Democratic Representative Pete Aguilar of California, who led Thursday's hearing, argued that even Eastman did not believe his own theory about the vice president’s ability to alter the course of the election.

An image of a mock gallows on the grounds of the U.S. Capitol on Jan. 6, 2021, is shown on June 9, 2022, at a public hearing on a House committee's yearlong investigation of the insurrection. (AP Photo/J. Scott Applewhite)

In an October 2020 draft letter to the presiden, Eastman wrote that, when it comes to the vice president’s role in the Electoral College, “nowhere does it suggest [in the 12th Amendment] that the president of the Senate gets to make the determination on his own” about the election.

After the election, Jacob testified, Eastman acknowledged in a meeting that, even if Trump was able to get his legal case contesting the election results before the Supreme Court, they would lose “9-0.”

Eastman wrote in an email obtained by the committee that the so-called “alternate electors” who would cast Electoral College votes for Trump in swing states won by Biden would be “dead on arrival” when they reached Congress because they were not certified by state legislatures.

As for the understanding among those in the Trump White House that contesting the election results could spur violence, Jacob testified he warned Eastman about that very possibility.

“As I expressed to him, that issue might well then have to be decided in the streets, because if we can’t work it out politically, we’ve already seen how charged up people are about this election,” Jacob said.

Early in the morning on Jan. 6, Trump held a heated phone call with Pence.

Former Trump assistant Nicholas Luna said he heard Trump use the word “wimp” on the call with his vice president.
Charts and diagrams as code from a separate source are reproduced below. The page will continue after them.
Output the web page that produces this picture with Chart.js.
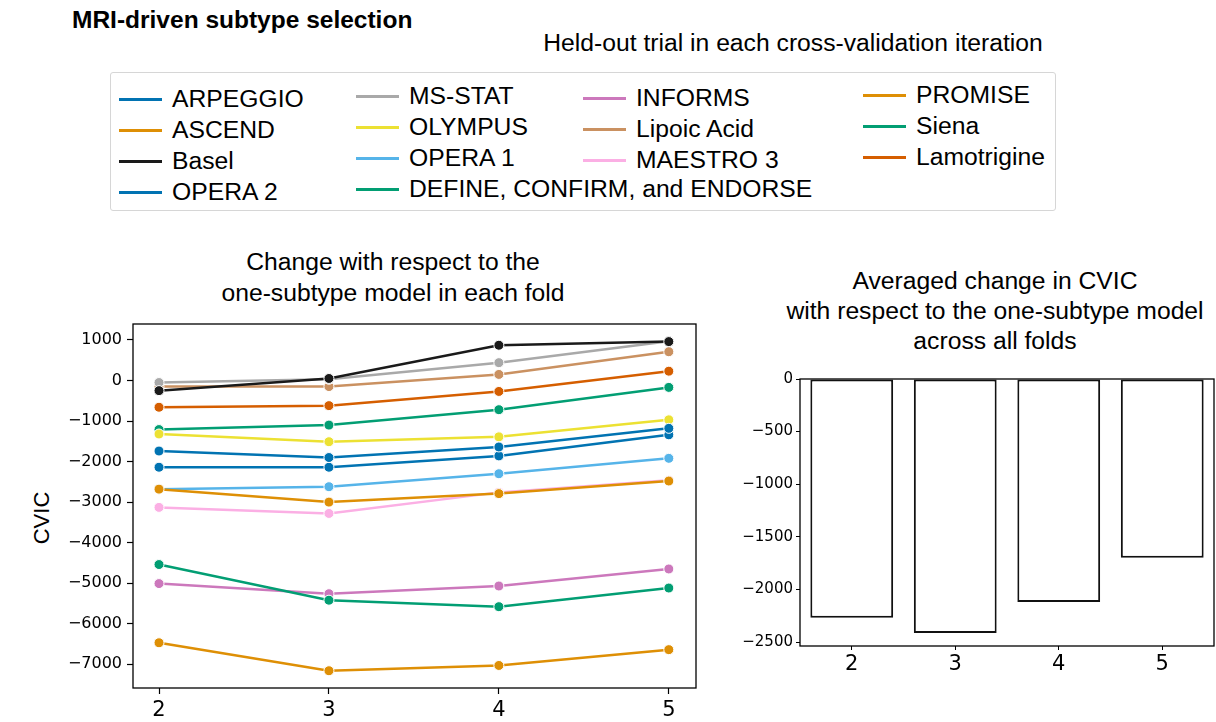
<!DOCTYPE html>
<html>
<head>
<meta charset="utf-8">
<script src="https://cdn.jsdelivr.net/npm/chart.js@4/dist/chart.umd.min.js"></script>
<style>
  body { margin: 0; background: #fff; }
  #page { position: relative; width: 1216px; height: 722px; overflow: hidden; font-family: "Liberation Sans", Arial, sans-serif; color: #000; }
  .txt { position: absolute; white-space: nowrap; }
  .center { transform: translateX(-50%); text-align: center; }
  #legendBox { position: absolute; left: 110px; top: 72px; width: 944px; height: 137px; border: 1px solid #d6d6d6; border-radius: 3px; }
  .legItem { position: absolute; display: flex; align-items: center; font-size: 24.7px; line-height: 30px; white-space: nowrap; }
  .legItem span.sw { display: inline-block; width: 43px; height: 3px; margin-right: 10px; }
  canvas { position: absolute; }
</style>
</head>
<body>
<div id="page">
  <div class="txt" style="left:72px; top:6px; font-size:24.5px; font-weight:bold;">MRI-driven subtype selection</div>
  <div class="txt center" style="left:793px; top:29px; font-size:24.7px;">Held-out trial in each cross-validation iteration</div>
  <div id="legendBox"></div>

  <div class="txt center" style="left:393px; top:246px; font-size:24.7px; line-height:31px;">Change with respect to the<br>one-subtype model in each fold</div>
  <div class="txt center" style="left:995px; top:266px; font-size:24.7px; line-height:30px;">Averaged change in CVIC<br>with respect to the one-subtype model<br>across all folds</div>
  <div class="txt" style="left:42px; top:518px; font-size:22px; transform: translate(-50%, -50%) rotate(-90deg);">CVIC</div>

  <canvas id="foldChart" width="676" height="404" style="left:26px; top:318px;"></canvas>
  <canvas id="avgChart" width="496" height="320" style="left:720px; top:370px;"></canvas>
</div>

<script>
// Données
const folds = [2, 3, 4, 5];

const trialNames = [
  'ARPEGGIO', 'ASCEND', 'Basel', 'OPERA 2',
  'MS-STAT', 'OLYMPUS', 'OPERA 1', 'DEFINE, CONFIRM, and ENDORSE',
  'INFORMS', 'Lipoic Acid', 'MAESTRO 3',
  'PROMISE', 'Siena', 'Lamotrigine'
];

const trialColors = [
  '#0173b2', '#de8f05', '#1a1a1a', '#0173b2',
  '#a9a9a9', '#ece133', '#56b4e9', '#029e73',
  '#cc78bc', '#ca9161', '#fbafe4',
  '#de8f05', '#029e73', '#d55e00'
];

// CVIC change per fold (one array per trial)
const arpeggio    = [-1740, -1900, -1640, -1180];
const ascend      = [-2680, -3000, -2790, -2480];
const basel       = [-250, 50, 870, 960];
const opera2      = [-2140, -2140, -1860, -1340];
const msStat      = [-50, 30, 440, 970];
const olympus     = [-1320, -1510, -1390, -970];
const opera1      = [-2680, -2620, -2300, -1920];
const defineEtc   = [-4540, -5420, -5580, -5120];
const informs     = [-5010, -5260, -5070, -4650];
const lipoicAcid  = [-150, -150, 150, 710];
const maestro3    = [-3130, -3280, -2760, -2460];
const promise     = [-6470, -7160, -7030, -6640];
const siena       = [-1210, -1100, -720, -170];
const lamotrigine = [-660, -620, -270, 230];

const trialSeries = [
  arpeggio, ascend, basel, opera2,
  msStat, olympus, opera1, defineEtc,
  informs, lipoicAcid, maestro3,
  promise, siena, lamotrigine
];

// Moyenne sur tous les folds
const avgChange = [-2270, -2415, -2120, -1700];

// Graduations
const foldTicksY = [1000, 0, -1000, -2000, -3000, -4000, -5000, -6000, -7000];
const avgTicksY = [0, -500, -1000, -1500, -2000, -2500];

// Légende HTML (4 colonnes, remplie colonne par colonne)
const legendColSizes = [4, 4, 3, 3];
const legendColLeft = [8, 245, 472, 752];
const legendColTop = [11, 8, 10, 7];
const legendRowStep = 31;

const legendBox = document.getElementById('legendBox');
let idx = 0;
legendColSizes.forEach((n, c) => {
  for (let r = 0; r < n; r++, idx++) {
    const item = document.createElement('div');
    item.className = 'legItem';
    item.style.left = legendColLeft[c] + 'px';
    item.style.top = (legendColTop[c] + r * legendRowStep) + 'px';
    item.innerHTML = '<span class="sw" style="background:' + trialColors[idx] + '"></span>' + trialNames[idx];
    legendBox.appendChild(item);
  }
});

const minusFmt = v => (v < 0 ? '\u2212' + Math.abs(v) : String(v));

// cadre complet autour de la zone de tracé (style matplotlib)
const frame = {
  id: 'frame',
  afterDraw(chart) {
    const a = chart.chartArea;
    const ctx = chart.ctx;
    ctx.save();
    ctx.strokeStyle = '#000';
    ctx.lineWidth = 1.3;
    ctx.strokeRect(a.left, a.top, a.right - a.left, a.bottom - a.top);
    ctx.restore();
  }
};

// pas de marge automatique pour les étiquettes
const noPadX = (h) => s => { s.height = h; s.paddingLeft = 0; s.paddingRight = 0; };
const noPadY = (w) => s => { s.width = w; s.paddingTop = 0; s.paddingBottom = 0; };

new Chart(document.getElementById('foldChart'), {
  type: 'line',
  data: {
    datasets: trialNames.map((name, i) => ({
      label: name,
      data: folds.map((f, j) => ({ x: f, y: trialSeries[i][j] })),
      borderColor: trialColors[i],
      backgroundColor: trialColors[i],
      pointBackgroundColor: trialColors[i],
      pointBorderColor: '#fff',
      pointBorderWidth: 1,
      pointRadius: 5,
      borderWidth: 2.5,
      tension: 0
    }))
  },
  options: {
    responsive: false,
    animation: false,
    devicePixelRatio: 1,
    layout: { padding: { top: 6, right: 1, left: 0, bottom: 0 } },
    plugins: { legend: { display: false }, tooltip: { enabled: false } },
    scales: {
      x: {
        type: 'linear',
        min: 1.847,
        max: 5.16,
        afterBuildTicks: s => { s.ticks = folds.map(v => ({ value: v })); },
        afterFit: noPadX(34),
        border: { display: false },
        grid: { drawOnChartArea: false, tickLength: 6, color: '#000', tickWidth: 1.2 },
        ticks: { color: '#000', padding: 4, font: { family: '"DejaVu Sans", sans-serif', size: 21 } }
      },
      y: {
        min: -7586,
        max: 1394,
        afterBuildTicks: s => { s.ticks = foldTicksY.map(v => ({ value: v })); },
        afterFit: noPadY(107),
        border: { display: false },
        grid: { drawOnChartArea: false, tickLength: 6, color: '#000', tickWidth: 1.2 },
        ticks: { color: '#000', padding: 5, font: { family: '"DejaVu Sans", sans-serif', size: 16 }, callback: v => minusFmt(v) }
      }
    }
  },
  plugins: [frame]
});

new Chart(document.getElementById('avgChart'), {
  type: 'bar',
  data: {
    labels: folds.map(String),
    datasets: [{
      data: avgChange,
      backgroundColor: '#fff',
      borderColor: '#111',
      borderWidth: 2,
      borderSkipped: false,
      barPercentage: 0.8,
      categoryPercentage: 1
    }]
  },
  options: {
    responsive: false,
    animation: false,
    devicePixelRatio: 1,
    layout: { padding: { top: 9, right: 2, left: 0, bottom: 0 } },
    plugins: { legend: { display: false }, tooltip: { enabled: false } },
    scales: {
      x: {
        afterFit: noPadX(44),
        border: { display: false },
        grid: { offset: false, drawOnChartArea: false, tickLength: 4, color: '#000' },
        ticks: { color: '#000', padding: 2, font: { family: '"DejaVu Sans", sans-serif', size: 21 } }
      },
      y: {
        min: -2538,
        max: 0,
        afterBuildTicks: s => { s.ticks = avgTicksY.map(v => ({ value: v })); },
        afterFit: noPadY(80),
        border: { display: false },
        grid: { drawOnChartArea: false, tickLength: 4, color: '#000' },
        ticks: { color: '#000', padding: 3, font: { family: '"DejaVu Sans", sans-serif', size: 15 }, callback: v => minusFmt(v) }
      }
    }
  },
  plugins: [frame]
});
</script>
</body>
</html>
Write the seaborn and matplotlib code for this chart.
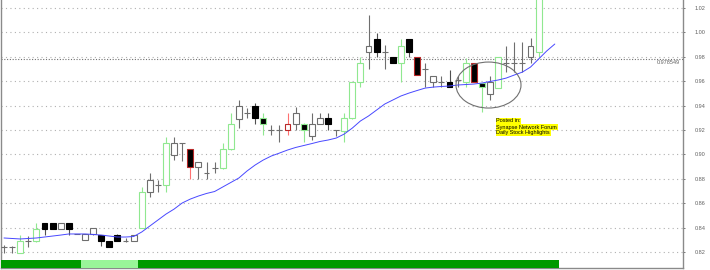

An aide to Ivanka Trump, the former presidents eldest daughter, said Pence used the “p-word” during the conversation.

Proceedings by the committee on Thursday included a clip from Ivanka Trump’s deposition where she testified that, during the call, Trump used a “different tone than I had heard him take with the vice president before.”

When Trump supporters stormed the Capitol later in the day, a riot that turned deadly, rioters chanted “Find Mike Pence” and “Hang Mike Pence,” as a gallows, erected by Trump supporters, stood outside the Capitol building.

Advised by his staff to respond to the rioters, Trump sent out a tweet that read, in part: “Mike Pence did not have the courage to do what should have been done to protect our Country and our Constitution.”

Two minutes after that tweet, crowds surged, and Pence was moved to a secure location beneath the Capitol building.

Jacob testified that Pence refused to get into a car to evacuate the Capitol because he “did not want to take any chance that the world would see the vice president of the United States fleeing the U.S. Capitol.”

According to Jacob, Trump did not reach out to Pence during the insurrection to check on his safety.

John Wood, senior investigative counsel for the committee and a former U.S. attorney, will be questioning some of the witnesses.

During the committee's first hearing last week, Republican Representative Liz Cheney of Wyoming said that, per a committee interview with a White House aide, Trump had backed rioters’ calls for Pence to be hanged.

“Maybe our supporters have the right idea. Mike Pence deserves it,” the then-president reportedly said.

In the aftermath of Jan. 6, Eastman called Herschmann, continuing to inquire about the legal strategy for contesting election results in Georgia.

"I said to him, 'Are you out of your effing mind?' Right? I said, 'I only want to hear two words coming out of your mouth from now on 'orderly transition,''" Herschmann said in the video. "Eventually he said 'orderly transition.'"

Herschmann, an attorney himself, speaking to Eastman then said: "I'm going to give you the best free legal advice you're ever getting in your life: get a great effing criminal defense lawyer, you're going to need it."

In the days after Jan. 6, John Eastman emailed Rudy Giuliani asking for a presidential pardon.